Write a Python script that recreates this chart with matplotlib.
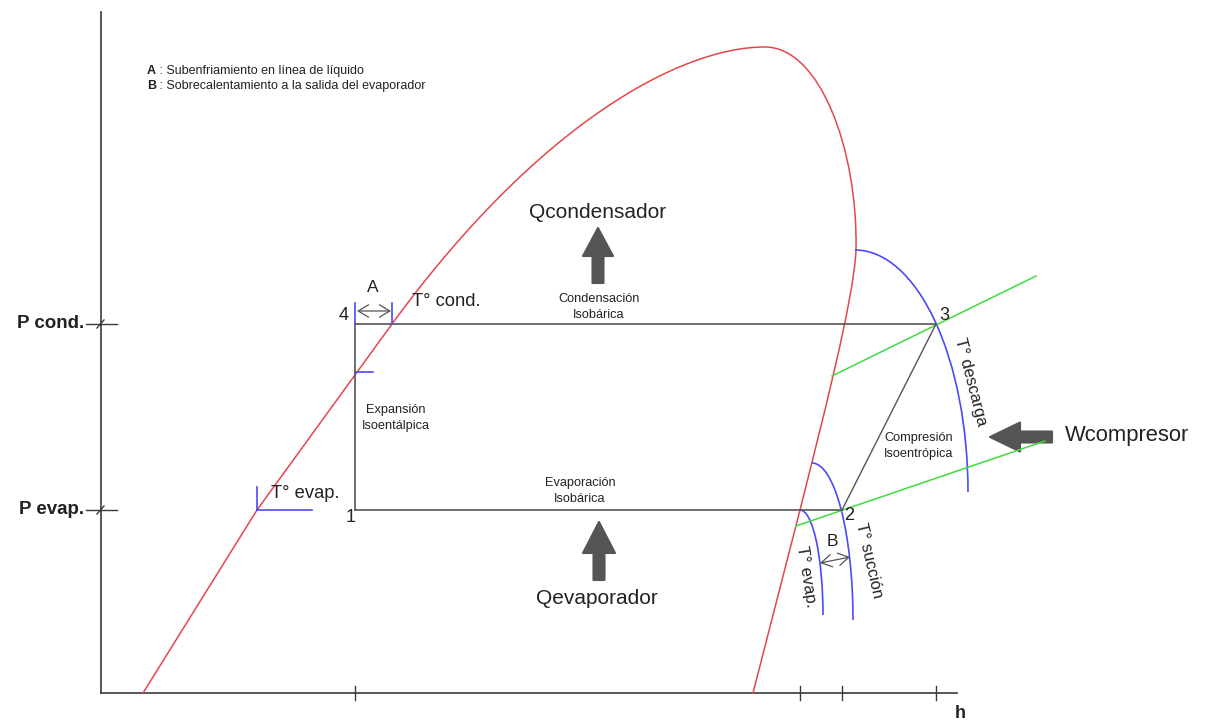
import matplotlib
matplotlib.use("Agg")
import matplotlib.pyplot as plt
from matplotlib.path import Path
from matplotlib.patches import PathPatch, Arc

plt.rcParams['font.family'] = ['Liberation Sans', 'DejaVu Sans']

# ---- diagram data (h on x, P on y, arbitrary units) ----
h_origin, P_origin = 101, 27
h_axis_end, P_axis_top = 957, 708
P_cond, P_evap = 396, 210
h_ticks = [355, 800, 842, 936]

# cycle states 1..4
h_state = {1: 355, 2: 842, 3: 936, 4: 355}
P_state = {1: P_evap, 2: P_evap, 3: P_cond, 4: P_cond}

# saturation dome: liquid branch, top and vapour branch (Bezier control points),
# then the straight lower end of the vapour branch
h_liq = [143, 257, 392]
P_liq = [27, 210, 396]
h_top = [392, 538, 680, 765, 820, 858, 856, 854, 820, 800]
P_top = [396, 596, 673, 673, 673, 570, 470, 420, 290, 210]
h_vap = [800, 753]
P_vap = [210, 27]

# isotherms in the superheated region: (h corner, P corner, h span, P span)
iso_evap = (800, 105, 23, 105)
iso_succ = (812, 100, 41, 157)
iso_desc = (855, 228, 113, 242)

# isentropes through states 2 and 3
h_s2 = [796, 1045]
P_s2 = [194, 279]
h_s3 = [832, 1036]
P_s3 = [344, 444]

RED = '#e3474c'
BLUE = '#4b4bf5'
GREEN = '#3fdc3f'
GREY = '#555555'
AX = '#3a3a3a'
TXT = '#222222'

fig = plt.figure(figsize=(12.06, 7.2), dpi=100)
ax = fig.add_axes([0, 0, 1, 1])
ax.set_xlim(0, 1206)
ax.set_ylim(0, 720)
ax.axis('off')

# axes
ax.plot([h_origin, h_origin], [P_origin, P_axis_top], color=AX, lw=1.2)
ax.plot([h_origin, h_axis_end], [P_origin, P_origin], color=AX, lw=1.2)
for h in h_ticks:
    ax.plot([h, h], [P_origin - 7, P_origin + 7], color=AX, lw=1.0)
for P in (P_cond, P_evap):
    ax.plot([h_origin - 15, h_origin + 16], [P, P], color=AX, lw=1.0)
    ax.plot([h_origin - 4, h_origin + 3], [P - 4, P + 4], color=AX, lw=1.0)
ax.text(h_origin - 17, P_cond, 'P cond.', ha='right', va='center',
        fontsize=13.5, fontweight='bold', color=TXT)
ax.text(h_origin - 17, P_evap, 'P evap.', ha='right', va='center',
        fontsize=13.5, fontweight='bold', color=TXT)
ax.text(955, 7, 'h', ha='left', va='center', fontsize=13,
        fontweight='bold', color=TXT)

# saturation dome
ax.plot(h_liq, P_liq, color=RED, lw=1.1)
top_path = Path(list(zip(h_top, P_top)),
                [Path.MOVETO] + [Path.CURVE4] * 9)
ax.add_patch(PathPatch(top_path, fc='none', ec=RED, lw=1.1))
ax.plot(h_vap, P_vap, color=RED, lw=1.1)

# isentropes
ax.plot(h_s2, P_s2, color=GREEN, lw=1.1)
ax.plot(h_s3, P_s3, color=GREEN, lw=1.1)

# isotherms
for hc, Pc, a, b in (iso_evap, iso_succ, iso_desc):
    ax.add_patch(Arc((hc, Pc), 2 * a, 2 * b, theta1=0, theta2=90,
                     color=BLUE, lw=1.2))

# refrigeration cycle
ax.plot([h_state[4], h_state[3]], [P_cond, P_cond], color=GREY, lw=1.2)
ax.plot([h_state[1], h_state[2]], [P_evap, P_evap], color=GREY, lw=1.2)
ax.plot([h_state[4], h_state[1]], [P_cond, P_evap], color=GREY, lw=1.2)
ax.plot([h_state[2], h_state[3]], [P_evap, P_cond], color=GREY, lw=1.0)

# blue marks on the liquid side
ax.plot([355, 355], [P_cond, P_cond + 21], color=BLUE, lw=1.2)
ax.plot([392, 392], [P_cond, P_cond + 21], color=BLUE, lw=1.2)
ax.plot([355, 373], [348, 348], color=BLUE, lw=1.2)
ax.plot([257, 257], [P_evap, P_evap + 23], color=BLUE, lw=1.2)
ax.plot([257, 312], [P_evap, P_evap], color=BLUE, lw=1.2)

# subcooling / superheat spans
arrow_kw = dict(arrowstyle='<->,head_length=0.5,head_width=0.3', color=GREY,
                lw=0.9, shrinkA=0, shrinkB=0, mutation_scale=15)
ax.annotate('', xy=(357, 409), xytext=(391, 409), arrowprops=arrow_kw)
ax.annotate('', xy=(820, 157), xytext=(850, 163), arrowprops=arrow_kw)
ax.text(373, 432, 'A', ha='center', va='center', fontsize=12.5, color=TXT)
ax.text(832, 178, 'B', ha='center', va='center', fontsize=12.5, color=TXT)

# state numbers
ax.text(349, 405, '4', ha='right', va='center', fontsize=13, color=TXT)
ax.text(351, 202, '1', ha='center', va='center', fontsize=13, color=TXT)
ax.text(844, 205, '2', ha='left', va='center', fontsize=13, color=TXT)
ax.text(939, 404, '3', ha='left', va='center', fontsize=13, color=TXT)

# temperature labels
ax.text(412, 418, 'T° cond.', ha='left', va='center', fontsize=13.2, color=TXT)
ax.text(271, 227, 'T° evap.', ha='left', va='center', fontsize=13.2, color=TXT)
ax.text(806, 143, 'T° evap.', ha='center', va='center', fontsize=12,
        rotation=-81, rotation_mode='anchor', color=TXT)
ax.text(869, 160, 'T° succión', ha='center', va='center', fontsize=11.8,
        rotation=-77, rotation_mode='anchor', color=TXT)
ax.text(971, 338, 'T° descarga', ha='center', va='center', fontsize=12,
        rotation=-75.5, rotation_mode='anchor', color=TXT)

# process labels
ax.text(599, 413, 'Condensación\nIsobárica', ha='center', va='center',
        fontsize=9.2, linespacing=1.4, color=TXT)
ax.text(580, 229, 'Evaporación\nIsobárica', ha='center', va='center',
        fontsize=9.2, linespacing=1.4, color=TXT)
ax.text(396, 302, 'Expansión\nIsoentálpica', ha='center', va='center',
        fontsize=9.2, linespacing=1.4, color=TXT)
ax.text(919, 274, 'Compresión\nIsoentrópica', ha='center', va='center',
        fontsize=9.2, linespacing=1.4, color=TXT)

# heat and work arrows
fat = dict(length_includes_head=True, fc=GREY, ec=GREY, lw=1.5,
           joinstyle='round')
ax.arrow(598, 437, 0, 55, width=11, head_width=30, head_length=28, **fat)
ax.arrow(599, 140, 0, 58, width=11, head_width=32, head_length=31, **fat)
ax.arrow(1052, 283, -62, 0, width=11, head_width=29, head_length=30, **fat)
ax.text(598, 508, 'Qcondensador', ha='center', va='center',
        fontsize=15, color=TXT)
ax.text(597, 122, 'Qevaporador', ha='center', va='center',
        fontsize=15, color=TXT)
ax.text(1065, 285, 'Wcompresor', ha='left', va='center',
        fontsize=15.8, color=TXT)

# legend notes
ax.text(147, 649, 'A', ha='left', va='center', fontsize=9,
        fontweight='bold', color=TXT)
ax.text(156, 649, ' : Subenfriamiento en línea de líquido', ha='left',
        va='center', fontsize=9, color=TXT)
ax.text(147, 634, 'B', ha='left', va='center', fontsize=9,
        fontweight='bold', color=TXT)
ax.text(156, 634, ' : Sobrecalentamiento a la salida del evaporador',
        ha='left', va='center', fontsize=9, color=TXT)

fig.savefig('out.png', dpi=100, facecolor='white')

###

## Goal
Starting at the top of the listing above, please restate word for word each line up to and including the one that holds "plt.rcParams['font.family'] = ['Liberation", omitting every image.

## Exercise output
Write a Python script that recreates this chart with matplotlib.
import matplotlib
matplotlib.use("Agg")
import matplotlib.pyplot as plt
from matplotlib.path import Path
from matplotlib.patches import PathPatch, Arc

plt.rcParams['font.family'] = ['Liberation Sans', 'DejaVu Sans']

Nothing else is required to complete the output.